How to keep America's education edge
For the first time in US history, the next generation of Americans may be less educated than the previous one. That's just one warning from a panel of experts in a must-read report released Thursday that calls for a root-and-branch overhaul of public schools.
The report, called "Tough Choices or Tough Times," cites worrisome trends for the US in failing to meet the competition for high-level skills coming from Asia and Europe. Country after country is surpassing the US in the proportion of workers with a high school education. A generation ago, the US produced 30 percent of the world's college grads; today it's 14 percent. In the key arena of educating engineers for emerging high-tech fields, the US is falling far behind.
And as more US employers disburse work globally, average American wages have dropped.
The 26-member bipartisan panel, called the New Commission on the Skills of the American Workforce, lays out a bold restructuring of the K-12 system – which was designed more than a century ago. As Congress prepares to reauthorize the 2001 No Child Left Behind law that requires standardized testing – a modest reform with limited success – it should also look at backing a few states in testing the panel's deeper reforms. Some governors, too, will find these ideas to be a way to boost flagging state economies.
For starters, the report finds cities and towns no longer up to the prime responsibility over K-12. "How can a local school board really know the future of the global economy?" asks Harry Spence, a panel member and Massachusetts commissioner for social services.
The report's blueprint is not a piecemeal approach and does not call for more money. Its main recommendation is to give states full authority to set curriculums and to hire, train, and certify teachers. Rather than own schools, local districts would sign contracts with independent education contractors, many of which would be run by teachers.
Schools would be funded by the state, while local districts would only set performance standards and be able to drop a "contract school."
A regional "authority," meanwhile, would bring together business and other key leaders to guide the type of education needed for growth industries.
Teachers would be paid more to work in poor areas, and pay would be based on performance, not seniority. Candidates for teacher training would be recruited from the top third of high school seniors, not the bottom third, as now.
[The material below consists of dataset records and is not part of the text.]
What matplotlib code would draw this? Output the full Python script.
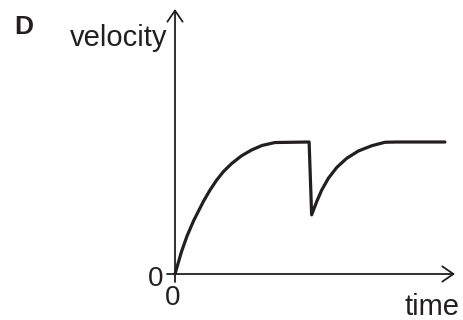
import matplotlib
matplotlib.use('Agg')
import matplotlib.pyplot as plt

plt.rcParams['font.family'] = ['Liberation Sans', 'DejaVu Sans']

# velocity vs time (arbitrary units)
time = [0, 0.06, 0.23, 0.43, 0.67, 1.01, 1.25, 1.49, 1.73, 2.03, 2.38,
        2.74, 3.11, 3.57, 4.79, 4.88, 5.06, 5.24, 5.48, 5.78, 6.13, 6.55,
        7.03, 7.50, 7.93, 9.64]
velocity = [0, 0.22, 0.84, 1.44, 2.03, 2.74, 3.18, 3.56, 3.88, 4.19, 4.48,
            4.70, 4.87, 4.98, 5.0, 2.24, 2.74, 3.18, 3.63, 4.04, 4.38, 4.66,
            4.86, 4.99, 5.0, 5.0]

label = 'D'
xlabel = 'time'
ylabel = 'velocity'
ink = '#231f20'

W, H = 464, 320
fig = plt.figure(figsize=(W / 100, H / 100), dpi=100)
ax = fig.add_axes([0, 0, 1, 1])
# 28 px per time unit, 26.4 px per velocity unit, origin at pixel (175, 274)
ax.set_xlim(-175 / 28, (W - 175) / 28)
ax.set_ylim(-(H - 274) / 26.4, 274 / 26.4)
ax.axis('off')

arrow = dict(arrowstyle='->,head_length=0.8,head_width=0.55',
             color=ink, lw=1.3, shrinkA=0, shrinkB=0)
ax.annotate('', xy=(280 / 28, 0), xytext=(-8 / 28, 0), arrowprops=arrow)
ax.annotate('', xy=(0, 265 / 26.4), xytext=(0, -8 / 26.4), arrowprops=arrow)

ax.plot(time, velocity, color=ink, lw=2.3, solid_joinstyle='round',
        solid_capstyle='round')

def px(x, y):
    return x / W, 1 - y / H

fig.text(*px(24, 27), label, fontsize=19, fontweight='bold', color=ink,
         ha='center', va='center')
fig.text(*px(167, 46), ylabel, fontsize=21, color=ink, ha='right', va='baseline')
fig.text(*px(460, 315), xlabel, fontsize=21, color=ink, ha='right', va='baseline')
fig.text(*px(156, 279), '0', fontsize=20, color=ink, ha='center', va='center')
fig.text(*px(173, 298), '0', fontsize=20, color=ink, ha='center', va='center')

fig.savefig('out.png', dpi=100, facecolor='white')
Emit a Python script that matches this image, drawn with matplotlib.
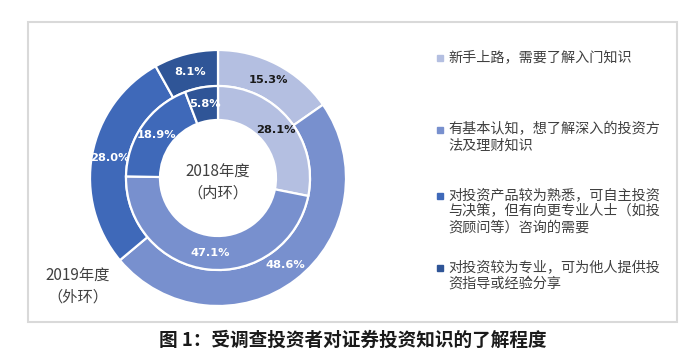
import matplotlib
matplotlib.use("Agg")
import matplotlib.pyplot as plt
from matplotlib.patches import Rectangle
from matplotlib.lines import Line2D

plt.rcParams['font.family'] = ['Noto Sans CJK SC', 'DejaVu Sans']

# data
categories = ['新手上路，需要了解入门知识',
              '有基本认知，想了解深入的投资方\n法及理财知识',
              '对投资产品较为熟悉，可自主投资\n与决策，但有向更专业人士（如投\n资顾问等）咨询的需要',
              '对投资较为专业，可为他人提供投\n资指导或经验分享']
values_2019 = [15.3, 48.6, 28.0, 8.1]   # outer ring
values_2018 = [28.1, 47.1, 18.9, 5.8]   # inner ring
colors = ['#B4BFE1', '#7890CE', '#3F69B9', '#2F5597']
label_colors = ['#1a1a1a', 'white', 'white', 'white']
title = '图 1：受调查投资者对证券投资知识的了解程度'

W, H = 700, 356
fig = plt.figure(figsize=(W / 100, H / 100), dpi=100)

def fx(x):
    return x / W

def fy(y):
    return 1 - y / H

# frame around the chart
fig.add_artist(Rectangle((fx(28), fy(322)), fx(677) - fx(28), fy(22) - fy(322),
                         transform=fig.transFigure, fill=False,
                         edgecolor='#D9D9D9', linewidth=1.5))

# pie axes: center (218,178), radius 128 px
cx, cy, r = 218, 178, 128
ax = fig.add_axes([fx(cx - r), fy(cy + r), 2 * r / W, 2 * r / H])

outer_w = 36 / r
inner_r = 92 / r
inner_w = 34 / r

wedges_o, _, auto_o = ax.pie(values_2019, radius=1, colors=colors, startangle=90,
                             counterclock=False, autopct='%.1f%%', pctdistance=110 / r,
                             wedgeprops=dict(width=outer_w, edgecolor='white', linewidth=1.6))
wedges_i, _, auto_i = ax.pie(values_2018, radius=inner_r, colors=colors, startangle=90,
                             counterclock=False, autopct='%.1f%%', pctdistance=75 / 92,
                             wedgeprops=dict(width=inner_w, edgecolor='white', linewidth=1.6))

for texts, vals in ((auto_o, values_2019), (auto_i, values_2018)):
    for t, v, c in zip(texts, vals, label_colors):
        t.set_text(f'{v:.1f}%')
        t.set_color(c)
        t.set_fontsize(8.2)
        t.set_fontweight('bold')
        t.set_family(['DejaVu Sans'])

ax.set_xlim(-1, 1)
ax.set_ylim(-1, 1)
ax.set_aspect('equal')

text_col = '#404040'
ax.text(0, -0.035, '2018年度\n（内环）', ha='center', va='center', fontsize=11,
        color=text_col, linespacing=1.3)
fig.text(fx(78), fy(287), '2019年度\n（外环）', ha='center', va='center', fontsize=11,
         color=text_col, linespacing=1.3)

# legend
leg_y = [58, 130, 196, 268]
for lab, col, y in zip(categories, colors, leg_y):
    fig.add_artist(Line2D([fx(440)], [fy(y)], marker='s', markersize=3.8, color=col,
                          linestyle='none', transform=fig.transFigure))
    fig.text(fx(448), fy(y - 8), lab, ha='left', va='top', fontsize=10.2, color=text_col,
             linespacing=1.2, transform=fig.transFigure)

fig.text(fx(353), fy(340), title, ha='center', va='center', fontsize=13.4,
         fontweight='bold', color='#1a1a1a')

fig.savefig('out.png', dpi=100)
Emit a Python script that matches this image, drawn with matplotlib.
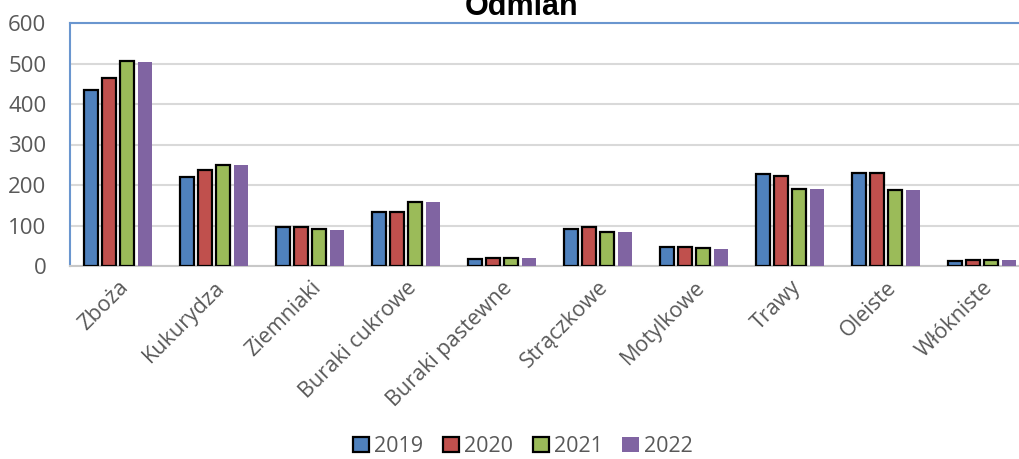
import matplotlib.pyplot as plt
import numpy as np

categories = ['Zboża', 'Kukurydza', 'Ziemniaki', 'Buraki cukrowe', 'Buraki pastewne',
              'Strączkowe', 'Motylkowe', 'Trawy', 'Oleiste', 'Włókniste']
years = ['2019', '2020', '2021', '2022']
v2019 = [434, 219, 97, 133, 18, 91, 46, 226, 230, 13]
v2020 = [464, 237, 97, 133, 19, 97, 48, 223, 229, 16]
v2021 = [506, 249, 91, 159, 20, 85, 44, 191, 188, 16]
v2022 = [504, 249, 89, 159, 20, 85, 43, 189, 188, 15]
yticks = [0, 100, 200, 300, 400, 500, 600]

colors = ['#4F81BD', '#C0504D', '#9BBB59', '#8064A2']
edges = ['black', 'black', 'black', 'none']
grey = '#595959'

fig = plt.figure(figsize=(10.19, 4.59), dpi=100)
ax = fig.add_axes([70 / 1019, 1 - 266 / 459, 960 / 1019, 243 / 459])

x = np.arange(len(categories))
pitch = 0.1875
for i, (vals, lab) in enumerate(zip([v2019, v2020, v2021, v2022], years)):
    ax.bar(x + (i - 1.5) * pitch, vals, width=0.155, color=colors[i],
           edgecolor=edges[i], linewidth=1.6, label=lab, zorder=3)

ax.set_xlim(-0.5, len(categories) - 0.5)
ax.set_ylim(0, 600)
ax.set_yticks(yticks)
ax.set_yticklabels([str(t) for t in yticks], fontsize=16, color=grey, family='Open Sans')
ax.set_xticks(x)
ax.set_xticklabels(categories, rotation=45, ha='right', rotation_mode='anchor',
                   fontsize=15.5, color=grey, family='Open Sans')
ax.tick_params(axis='y', length=0, pad=17)
ax.tick_params(axis='x', length=0, pad=8)
ax.yaxis.grid(True, color='#D9D9D9', linewidth=1.5, zorder=0)
ax.set_axisbelow(True)

for s in ['left', 'top']:
    ax.spines[s].set_color('#6A96CF')
    ax.spines[s].set_linewidth(1.5)
ax.spines['bottom'].set_color('#C8C8C8')
ax.spines['bottom'].set_linewidth(1.5)
ax.spines['right'].set_visible(False)

# title is partly outside the top edge, as in the source image
fig.text(0.512, 1 - 15 / 459, 'Odmian', ha='center', va='baseline', fontsize=22,
         fontweight='bold', family='Liberation Sans')

leg = fig.legend(loc='lower center', bbox_to_anchor=(0.513, -0.038), ncol=4, frameon=False,
                 handlelength=0.75, handleheight=0.75, handletextpad=0.25, columnspacing=0.9,
                 prop={'family': 'Open Sans', 'size': 15.5})
for t in leg.get_texts():
    t.set_color(grey)

fig.savefig('out.png', dpi=100)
Current state tests, the panel finds, are inadequate for "workers of 21st century America." A new type of state tests, called "state board qualifying exams," would measure more than knowledge, such as mastery of a core curriculum, innovation, self- discipline, and teamwork. If passed, students would be able to enter various levels of state higher education.
Adults without degrees could also take the exams to help retool themselves. And from birth, each citizen would receive $500 in a "personal competitiveness account" to spend on continuing education.
Such ideas aren't for the faint of heart. And they may end up not working in early experiments. But together, they point a way out of America's educational decline.